**DATASET SECTION**
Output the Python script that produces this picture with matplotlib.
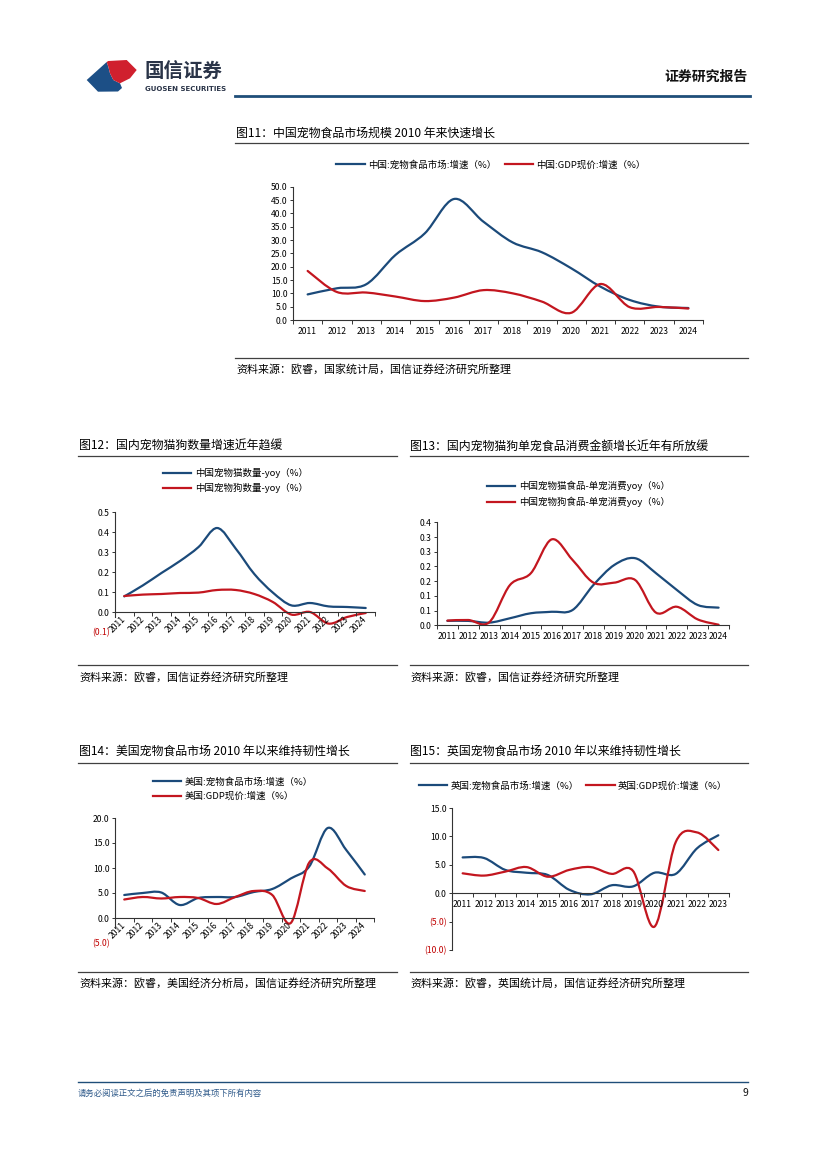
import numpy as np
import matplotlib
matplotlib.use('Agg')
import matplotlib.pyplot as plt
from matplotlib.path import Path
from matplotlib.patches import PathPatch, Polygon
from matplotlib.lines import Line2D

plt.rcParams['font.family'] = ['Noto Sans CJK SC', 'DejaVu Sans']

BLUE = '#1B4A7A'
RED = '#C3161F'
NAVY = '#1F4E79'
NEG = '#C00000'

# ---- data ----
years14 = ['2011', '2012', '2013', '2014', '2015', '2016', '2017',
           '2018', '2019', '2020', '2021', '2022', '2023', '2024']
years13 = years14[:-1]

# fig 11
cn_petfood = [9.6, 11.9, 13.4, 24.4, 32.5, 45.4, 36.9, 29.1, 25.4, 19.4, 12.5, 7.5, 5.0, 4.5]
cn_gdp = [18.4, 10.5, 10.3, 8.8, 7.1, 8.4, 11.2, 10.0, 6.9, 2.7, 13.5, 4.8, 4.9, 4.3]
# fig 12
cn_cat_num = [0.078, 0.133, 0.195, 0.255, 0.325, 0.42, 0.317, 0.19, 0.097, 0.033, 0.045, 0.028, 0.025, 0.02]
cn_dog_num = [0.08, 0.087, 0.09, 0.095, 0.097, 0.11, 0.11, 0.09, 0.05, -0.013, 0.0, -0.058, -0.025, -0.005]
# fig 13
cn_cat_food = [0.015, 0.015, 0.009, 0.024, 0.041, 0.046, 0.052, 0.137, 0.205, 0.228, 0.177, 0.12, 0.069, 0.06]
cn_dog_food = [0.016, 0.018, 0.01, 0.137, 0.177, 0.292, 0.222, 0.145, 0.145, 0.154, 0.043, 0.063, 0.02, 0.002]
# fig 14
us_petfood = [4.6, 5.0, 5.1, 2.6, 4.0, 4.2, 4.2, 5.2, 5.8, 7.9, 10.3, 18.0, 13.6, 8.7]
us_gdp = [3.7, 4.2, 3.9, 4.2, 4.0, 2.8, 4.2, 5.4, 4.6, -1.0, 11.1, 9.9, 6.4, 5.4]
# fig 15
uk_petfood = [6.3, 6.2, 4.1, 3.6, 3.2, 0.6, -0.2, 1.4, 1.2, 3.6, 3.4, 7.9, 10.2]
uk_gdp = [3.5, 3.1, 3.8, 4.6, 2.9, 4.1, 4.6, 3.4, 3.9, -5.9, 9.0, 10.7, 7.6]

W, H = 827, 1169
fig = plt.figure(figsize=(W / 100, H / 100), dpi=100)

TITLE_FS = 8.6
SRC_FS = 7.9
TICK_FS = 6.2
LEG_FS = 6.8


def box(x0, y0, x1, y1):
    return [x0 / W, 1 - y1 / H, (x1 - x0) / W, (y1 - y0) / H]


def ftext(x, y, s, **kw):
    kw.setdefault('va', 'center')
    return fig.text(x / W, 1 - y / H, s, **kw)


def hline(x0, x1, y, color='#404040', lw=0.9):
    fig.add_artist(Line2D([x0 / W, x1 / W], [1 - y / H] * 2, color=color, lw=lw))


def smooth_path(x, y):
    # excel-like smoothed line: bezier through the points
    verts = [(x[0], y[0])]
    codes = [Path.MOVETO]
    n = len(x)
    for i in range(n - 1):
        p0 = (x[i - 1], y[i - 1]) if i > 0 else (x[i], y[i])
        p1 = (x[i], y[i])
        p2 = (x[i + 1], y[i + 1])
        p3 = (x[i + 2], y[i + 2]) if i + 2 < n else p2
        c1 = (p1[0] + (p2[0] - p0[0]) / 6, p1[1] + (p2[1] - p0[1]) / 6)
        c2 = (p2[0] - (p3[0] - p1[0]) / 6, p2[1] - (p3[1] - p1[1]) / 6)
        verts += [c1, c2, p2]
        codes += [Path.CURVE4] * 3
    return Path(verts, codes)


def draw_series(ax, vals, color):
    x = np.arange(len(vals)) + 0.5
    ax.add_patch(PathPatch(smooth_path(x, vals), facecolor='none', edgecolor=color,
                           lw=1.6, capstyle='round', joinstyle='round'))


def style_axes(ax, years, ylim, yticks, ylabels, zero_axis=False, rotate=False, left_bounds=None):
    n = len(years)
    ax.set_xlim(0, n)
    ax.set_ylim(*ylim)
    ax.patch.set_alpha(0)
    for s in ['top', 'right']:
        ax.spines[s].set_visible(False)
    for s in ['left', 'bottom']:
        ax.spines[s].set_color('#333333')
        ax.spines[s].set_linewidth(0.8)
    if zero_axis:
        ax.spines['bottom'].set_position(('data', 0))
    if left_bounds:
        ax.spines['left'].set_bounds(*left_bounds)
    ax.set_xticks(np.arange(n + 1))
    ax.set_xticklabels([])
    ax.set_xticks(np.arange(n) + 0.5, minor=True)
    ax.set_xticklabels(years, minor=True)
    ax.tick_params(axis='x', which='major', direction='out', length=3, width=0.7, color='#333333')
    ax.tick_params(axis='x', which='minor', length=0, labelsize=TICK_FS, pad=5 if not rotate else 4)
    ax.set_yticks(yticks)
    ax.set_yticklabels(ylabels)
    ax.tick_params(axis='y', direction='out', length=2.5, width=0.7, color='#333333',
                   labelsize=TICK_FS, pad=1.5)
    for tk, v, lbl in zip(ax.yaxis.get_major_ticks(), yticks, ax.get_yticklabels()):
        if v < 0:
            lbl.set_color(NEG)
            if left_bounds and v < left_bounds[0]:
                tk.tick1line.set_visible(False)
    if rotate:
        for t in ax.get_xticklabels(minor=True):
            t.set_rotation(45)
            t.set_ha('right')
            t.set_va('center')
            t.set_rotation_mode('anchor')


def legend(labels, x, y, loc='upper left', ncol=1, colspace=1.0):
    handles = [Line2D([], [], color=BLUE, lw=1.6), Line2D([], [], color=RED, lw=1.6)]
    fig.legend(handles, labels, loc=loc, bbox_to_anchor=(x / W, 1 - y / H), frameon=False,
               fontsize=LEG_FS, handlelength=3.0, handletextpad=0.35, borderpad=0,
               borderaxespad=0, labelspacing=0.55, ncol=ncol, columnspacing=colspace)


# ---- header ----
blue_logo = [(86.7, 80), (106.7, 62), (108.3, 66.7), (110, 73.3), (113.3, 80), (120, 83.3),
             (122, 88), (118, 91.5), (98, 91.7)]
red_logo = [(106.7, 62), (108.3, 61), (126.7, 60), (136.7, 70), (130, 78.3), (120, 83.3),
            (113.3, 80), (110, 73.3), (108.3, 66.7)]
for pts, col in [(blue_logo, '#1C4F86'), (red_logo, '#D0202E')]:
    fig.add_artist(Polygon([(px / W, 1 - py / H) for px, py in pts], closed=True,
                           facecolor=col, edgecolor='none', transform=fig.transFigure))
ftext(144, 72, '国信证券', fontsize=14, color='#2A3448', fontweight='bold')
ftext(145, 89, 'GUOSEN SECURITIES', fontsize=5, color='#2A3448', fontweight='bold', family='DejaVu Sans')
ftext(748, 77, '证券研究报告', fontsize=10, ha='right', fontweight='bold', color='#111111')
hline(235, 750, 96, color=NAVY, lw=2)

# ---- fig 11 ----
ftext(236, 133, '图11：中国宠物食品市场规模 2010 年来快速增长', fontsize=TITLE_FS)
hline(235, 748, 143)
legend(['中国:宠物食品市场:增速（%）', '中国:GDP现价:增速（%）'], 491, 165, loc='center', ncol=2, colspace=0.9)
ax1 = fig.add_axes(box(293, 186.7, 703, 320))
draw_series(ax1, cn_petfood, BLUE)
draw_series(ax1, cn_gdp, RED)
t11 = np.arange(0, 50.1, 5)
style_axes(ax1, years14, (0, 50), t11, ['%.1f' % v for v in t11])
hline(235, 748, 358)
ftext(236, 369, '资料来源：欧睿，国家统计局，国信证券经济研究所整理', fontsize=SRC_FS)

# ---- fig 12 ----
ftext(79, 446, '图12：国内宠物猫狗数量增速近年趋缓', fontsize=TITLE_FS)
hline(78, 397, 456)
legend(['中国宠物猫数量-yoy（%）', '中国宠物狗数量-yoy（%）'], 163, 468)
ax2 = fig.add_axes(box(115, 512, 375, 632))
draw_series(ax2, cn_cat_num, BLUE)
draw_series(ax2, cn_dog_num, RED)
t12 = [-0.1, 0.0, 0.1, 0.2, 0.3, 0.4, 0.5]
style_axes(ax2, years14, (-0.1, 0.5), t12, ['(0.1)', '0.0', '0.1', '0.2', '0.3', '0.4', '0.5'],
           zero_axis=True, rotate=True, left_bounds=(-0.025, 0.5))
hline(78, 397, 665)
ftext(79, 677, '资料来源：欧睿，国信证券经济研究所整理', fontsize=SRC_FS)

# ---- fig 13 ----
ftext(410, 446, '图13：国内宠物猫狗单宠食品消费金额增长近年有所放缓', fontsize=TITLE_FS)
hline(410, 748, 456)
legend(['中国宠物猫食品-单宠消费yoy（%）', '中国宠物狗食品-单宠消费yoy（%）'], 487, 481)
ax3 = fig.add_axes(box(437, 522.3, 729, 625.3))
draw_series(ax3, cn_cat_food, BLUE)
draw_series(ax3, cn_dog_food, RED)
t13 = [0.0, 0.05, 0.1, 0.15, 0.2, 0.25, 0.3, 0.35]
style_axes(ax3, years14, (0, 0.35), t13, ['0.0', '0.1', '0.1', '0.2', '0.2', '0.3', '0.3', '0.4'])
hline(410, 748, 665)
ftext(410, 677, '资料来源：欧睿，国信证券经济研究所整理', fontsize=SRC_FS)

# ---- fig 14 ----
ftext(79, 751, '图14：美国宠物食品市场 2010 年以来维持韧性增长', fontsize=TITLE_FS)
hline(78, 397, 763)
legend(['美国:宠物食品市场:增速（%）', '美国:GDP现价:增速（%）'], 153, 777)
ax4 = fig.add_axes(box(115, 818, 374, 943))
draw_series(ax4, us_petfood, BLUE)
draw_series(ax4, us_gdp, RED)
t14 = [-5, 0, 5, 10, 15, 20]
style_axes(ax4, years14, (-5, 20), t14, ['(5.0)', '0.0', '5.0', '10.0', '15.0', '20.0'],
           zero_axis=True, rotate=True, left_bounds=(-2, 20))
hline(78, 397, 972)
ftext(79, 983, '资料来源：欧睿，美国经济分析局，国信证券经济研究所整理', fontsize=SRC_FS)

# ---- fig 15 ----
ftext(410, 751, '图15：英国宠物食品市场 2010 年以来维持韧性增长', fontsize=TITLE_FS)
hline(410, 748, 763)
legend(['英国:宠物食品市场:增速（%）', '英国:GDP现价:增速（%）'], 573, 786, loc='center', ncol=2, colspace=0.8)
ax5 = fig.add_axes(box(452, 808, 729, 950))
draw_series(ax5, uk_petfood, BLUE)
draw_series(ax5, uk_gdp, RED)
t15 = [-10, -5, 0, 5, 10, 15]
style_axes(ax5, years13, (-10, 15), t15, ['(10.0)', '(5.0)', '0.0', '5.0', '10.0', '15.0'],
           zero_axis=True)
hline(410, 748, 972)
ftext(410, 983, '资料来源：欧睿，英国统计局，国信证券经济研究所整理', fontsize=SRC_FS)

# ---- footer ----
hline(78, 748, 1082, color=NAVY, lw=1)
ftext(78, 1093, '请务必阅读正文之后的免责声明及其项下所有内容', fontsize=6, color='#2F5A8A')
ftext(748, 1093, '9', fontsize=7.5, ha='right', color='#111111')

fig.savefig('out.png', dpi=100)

**WHAT IS EXPECTED**
Pictures stay out. Repeat only the lines from the beginning of the data through the line that has "from matplotlib.lines import Line2D".

**OUTPUT BELOW**
Output the Python script that produces this picture with matplotlib.
import numpy as np
import matplotlib
matplotlib.use('Agg')
import matplotlib.pyplot as plt
from matplotlib.path import Path
from matplotlib.patches import PathPatch, Polygon
from matplotlib.lines import Line2D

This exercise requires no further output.